Though the parent topic is a few months old, I just ran across this particular thread. Let me preface this as someone who has run Windows 8 since the developer preview, had a launch day Surface RT, and currently has a Venue Pro 8 and multiple laptops/desktops running Windows 8; I I like Windows 8 but also recognize several flaws, which though 8.1 and subsequent updates help, still exist. There were a several issues with Windows 8 that caused its bad reputation:
1. Hatred of Microsot: Let's address this up front. Yes, there was a lot of 'hatred' of Microsoft that prevented that prevented Windows 8 from getting a fair evaluation. (I put 'hatred' in quotes because I don't know that it was really hatred as such, but it was cool to slag Microsoft and everything they did, especially since it was different.)
2. It was shockingly different from what went before (basically Windows 95 through Windows 7) for basically 'everyone' who wasn't closely watching what Microsoft was doing, and yet offered no help or concession to users. Seriously, this can't be underestimated. The first version of Windows that reached broad popularity was Windows 3.0 with its Program Manager and File Manager interfaces. That was a severe change from DOS, and I remember many users decrying its WIMPy (WIndows Mouse Pointer) interface, and then when Windows 95 came out and was even more like the Mac, Microsoft had its "Start me up" campaign to promote the start button, and when Windows 95 launched for the first time, there was the huge arrow indicating to point to the start button. Even so, people back in the day used to revert to Program Manager (progman.exe) and File Manager (filemon.exe) in Windows 95 to make it more like Windows 3.x. As time went on the Win9X interface become more acceptable and became the standard. Even with Windows 7, I've seen people revert to a Windows 2000 (very close to the old Win95) type theme to feel comfortable. But with Windows 8 there was no going back, no comfortable transitions, and there was no tutorial or campaign to try to make people feel comfortable with this new interface. That changed with Windows 8.1, but by then, Windows 8.x had acquired its reputation. (You don't get a second chance to make a first impression....)
Expanding on this further, the original Windows 8 interface was very foreign to new users used to the Win9X paradigm. I originally didn't think this was really true. After all, it was just replacing the start menu with the start screen, right? Except conceptually that wasn't strictly true. In the Win9x (meaning everything from Windows 95 through Windows 7) interfaces, when you booted up the computer, it came up in the desktop. It didn't boot up with the start menu open. But in Windows 8, it booted to the start screen. And when you closed an app, in the Win 9X interfaces, it went back to the Desktop. In Windows 8.0 it went back to the start screen. This changed the 'anchor point' of the system from the desktop to the start screen. (The Windows 8.1 updates have changed this behavior quite a bit.) In some respects, it was a reversion to a Windows 3.x type interface where file management was completely separate from app management; this undid almost 20 years (literally a generation!) of user interface expectations.

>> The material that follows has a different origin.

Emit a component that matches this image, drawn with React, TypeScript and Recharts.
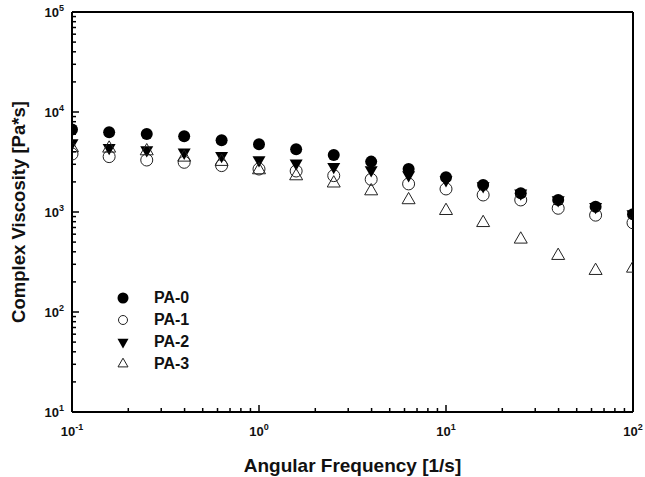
import React from 'react'
import {
  ScatterChart,
  Scatter,
  XAxis,
  YAxis,
  Legend,
  ReferenceLine,
} from 'recharts'

// angular frequency [1/s], shared by all samples
const FREQ = [0.1, 0.158, 0.251, 0.398, 0.631, 1, 1.58, 2.51, 3.98, 6.31, 10, 15.8, 25.1, 39.8, 63.1, 100]

// complex viscosity [Pa*s]
const PA0 = [6700, 6270, 6030, 5710, 5210, 4750, 4240, 3720, 3190, 2690, 2220, 1860, 1540, 1320, 1130, 950]
const PA1 = [3800, 3580, 3310, 3140, 2910, 2690, 2570, 2310, 2120, 1910, 1700, 1480, 1320, 1090, 930, 780]
const PA2 = [4900, 4400, 4170, 3950, 3660, 3310, 3070, 2840, 2630, 2340, 2090, 1820, 1540, 1320, 1130, 955]
const PA3 = [4370, 4330, 4070, 3520, 3190, 2630, 2290, 1940, 1620, 1320, 1030, 780, 533, 366, 259, 273]

const X_TICKS = [0.1, 0.2, 0.3, 0.4, 0.5, 0.6, 0.7, 0.8, 0.9, 1, 2, 3, 4, 5, 6, 7, 8, 9, 10, 20, 30, 40, 50, 60, 70, 80, 90, 100]
const Y_TICKS = [
  10, 20, 30, 40, 50, 60, 70, 80, 90,
  100, 200, 300, 400, 500, 600, 700, 800, 900,
  1000, 2000, 3000, 4000, 5000, 6000, 7000, 8000, 9000,
  10000, 20000, 30000, 40000, 50000, 60000, 70000, 80000, 90000, 100000,
]

const FONT = '"Liberation Sans", Arial, sans-serif'

const toPoints = (ys: number[]) => FREQ.map((f, i) => ({ x: f, y: ys[i] }))

type MarkerKind = 'dot' | 'ring' | 'down' | 'up'

const Marker = ({ kind, cx, cy, s }: { kind: MarkerKind; cx: number; cy: number; s: number }) => {
  if (kind === 'dot') return <circle cx={cx} cy={cy} r={s / 2} fill="#000" />
  if (kind === 'ring') return <circle cx={cx} cy={cy} r={s / 2 - 0.5} fill="none" stroke="#222" strokeWidth={1} />
  const h = s * 0.87
  if (kind === 'down') {
    return (
      <polygon
        points={`${cx - s / 2},${cy - h / 3} ${cx + s / 2},${cy - h / 3} ${cx},${cy + (2 * h) / 3}`}
        fill="#000"
      />
    )
  }
  return (
    <polygon
      points={`${cx - s / 2},${cy + h / 3} ${cx + s / 2},${cy + h / 3} ${cx},${cy - (2 * h) / 3}`}
      fill="none"
      stroke="#222"
      strokeWidth={1}
    />
  )
}

const SERIES: { name: string; data: number[]; kind: MarkerKind }[] = [
  { name: 'PA-0', data: PA0, kind: 'dot' },
  { name: 'PA-1', data: PA1, kind: 'ring' },
  { name: 'PA-2', data: PA2, kind: 'down' },
  { name: 'PA-3', data: PA3, kind: 'up' },
]

const isDecade = (v: number) => Math.abs(Math.log10(v) - Math.round(Math.log10(v))) < 1e-6

const XTick = (props: any) => {
  const { x, y, payload } = props
  const v = payload.value
  const major = isDecade(v)
  return (
    <g>
      <line x1={x} x2={x} y1={y} y2={y - (major ? 7 : 4)} stroke="#000" strokeWidth={1.5} />
      {major && (
        <text x={x} y={y + 24} textAnchor="middle" fontFamily={FONT} fontWeight="bold" fontSize={13} fill="#111">
          10
          <tspan dy={-6} fontSize={9}>
            {Math.round(Math.log10(v))}
          </tspan>
        </text>
      )}
    </g>
  )
}

const YTick = (props: any) => {
  const { x, y, payload } = props
  const v = payload.value
  const major = isDecade(v)
  return (
    <g>
      <line x1={x} x2={x + (major ? 7 : 4)} y1={y} y2={y} stroke="#000" strokeWidth={1.5} />
      {major && (
        <text x={x - 8} y={y + 5} textAnchor="end" fontFamily={FONT} fontWeight="bold" fontSize={13} fill="#111">
          10
          <tspan dy={-6} fontSize={9}>
            {Math.round(Math.log10(v))}
          </tspan>
        </text>
      )}
    </g>
  )
}

const LegendBox = () => (
  <div style={{ fontFamily: FONT, fontWeight: 'bold', fontSize: 16, color: '#111' }}>
    {SERIES.map((s) => (
      <div key={s.name} style={{ display: 'flex', alignItems: 'center', height: 22 }}>
        <svg width={22} height={14} style={{ marginRight: 20 }}>
          <Marker kind={s.kind} cx={11} cy={7} s={s.kind === 'ring' || s.kind === 'up' ? 10 : 11} />
        </svg>
        <span>{s.name}</span>
      </div>
    ))}
  </div>
)

export default function App() {
  return (
    <div style={{ position: 'absolute', left: 0, top: 0, width: 645, height: 477, background: '#fff' }}>
      <ScatterChart width={645} height={477} margin={{ top: 12, right: 12, bottom: 0, left: 0 }}>
        <XAxis
          type="number"
          dataKey="x"
          scale="log"
          domain={[0.1, 100]}
          allowDataOverflow
          ticks={X_TICKS}
          interval={0}
          height={65}
          tickSize={0}
          tickMargin={0}
          tickLine={false}
          tick={<XTick />}
          axisLine={{ stroke: '#000', strokeWidth: 2 }}
          label={{
            content: ({ viewBox }: any) => (
              <text
                x={viewBox.x + viewBox.width / 2}
                y={viewBox.y + 60}
                textAnchor="middle"
                fontFamily={FONT}
                fontWeight="bold"
                fontSize={19}
                fill="#111"
              >
                Angular Frequency [1/s]
              </text>
            ),
          }}
        />
        <YAxis
          type="number"
          dataKey="y"
          scale="log"
          domain={[10, 100000]}
          allowDataOverflow
          ticks={Y_TICKS}
          interval={0}
          width={72}
          tickSize={0}
          tickMargin={0}
          tickLine={false}
          tick={<YTick />}
          axisLine={{ stroke: '#000', strokeWidth: 2 }}
          label={{
            content: ({ viewBox }: any) => {
              const cy = viewBox.y + viewBox.height / 2
              return (
                <text
                  transform={`translate(${viewBox.x + 25},${cy}) rotate(-90)`}
                  textAnchor="middle"
                  fontFamily={FONT}
                  fontWeight="bold"
                  fontSize={18.5}
                  fill="#111"
                >
                  Complex Viscosity [Pa*s]
                </text>
              )
            },
          }}
        />
        <ReferenceLine y={100000} stroke="#000" strokeWidth={2} ifOverflow="visible" />
        <ReferenceLine x={100} stroke="#000" strokeWidth={2} ifOverflow="visible" />
        <Legend
          layout="vertical"
          align="center"
          verticalAlign="middle"
          content={<LegendBox />}
          wrapperStyle={{ left: 112, top: 287, width: 120 }}
        />
        {SERIES.map((s) => (
          <Scatter
            key={s.name}
            name={s.name}
            data={toPoints(s.data)}
            isAnimationActive={false}
            shape={(p: any) => <Marker kind={s.kind} cx={p.cx} cy={p.cy} s={s.kind === 'dot' ? 12 : 13} />}
          />
        ))}
      </ScatterChart>
    </div>
  )
}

3. After all these changes, the apps using the new interface/API were awful. I could write pages on this, but to try to cut this down; do you remember the original Mail app? Seriously, email is a primary use case for most people, and their broadband cable accounts are one of their primary accounts. Most of those are POP accounts. What type of email account did Windows 8.0 (and for that matter, the latest 8.1 version) not support? POP mail. So if a regular user managed to figure out the UX changes sufficiently to get to setting up email they'd get the 'poke in the eye' for not being able to set up their email. The absolute worst case was when the email app was updated to have a POP mail account option. Selecting that got an ever so helpful message that POP accounts were not supported. That happened to a coworker of mine with a new computer; literally, he was so angry at that point that Microsoft might just as well finished the dialog with a statement like "go f*** yourself, loser")
4. The bizarre insistence that Windows 8 (Metro, Modern, Windows Store, whatever) apps couldn't run windowed, but had to run "full-screen" or half screen, or whatever bizarre vertical slice of the screen Microsoft insisted on. This actually drives me nuts on a multimontor computer, even today with the latest Windows 8.1 updates. Here's a case that happens all the time. I've got a Windows store app full screen on one screen (maybe email, Xbox Music, etc, who cares), and on the other screen I've got the Windows desktop. So I need to look at one window on the desktop, so I move another off the screen, even just partially, to the other monitor. But Metro apps are such special pure snowflakes that they can't share the screen with lowly desktop apps, so they disappear. Then I move the other desktop app back and look to the other screen. Oh, the Metro app has gone off and had a sulk so I have to go find it and console it.... Now I understand and fully appreciate what's going on, but it momentarily interrupts my workflow. But this absolutely necessarily because there's no way whatsoever that Windows 8/Metro/whatever apps can overlap/underlap with Desktop apps. Except the Windows 10 tech preview comes along and all of a sudden there's no problem mixing Metro and desktop apps.
But other than all of the above, Windows 8 was perfect, and it's only ignorance that affected the adoption of the OS. Seriously, there were good aspects, but also horrible aspects to Windows 8 that Microsoft is just recovering from.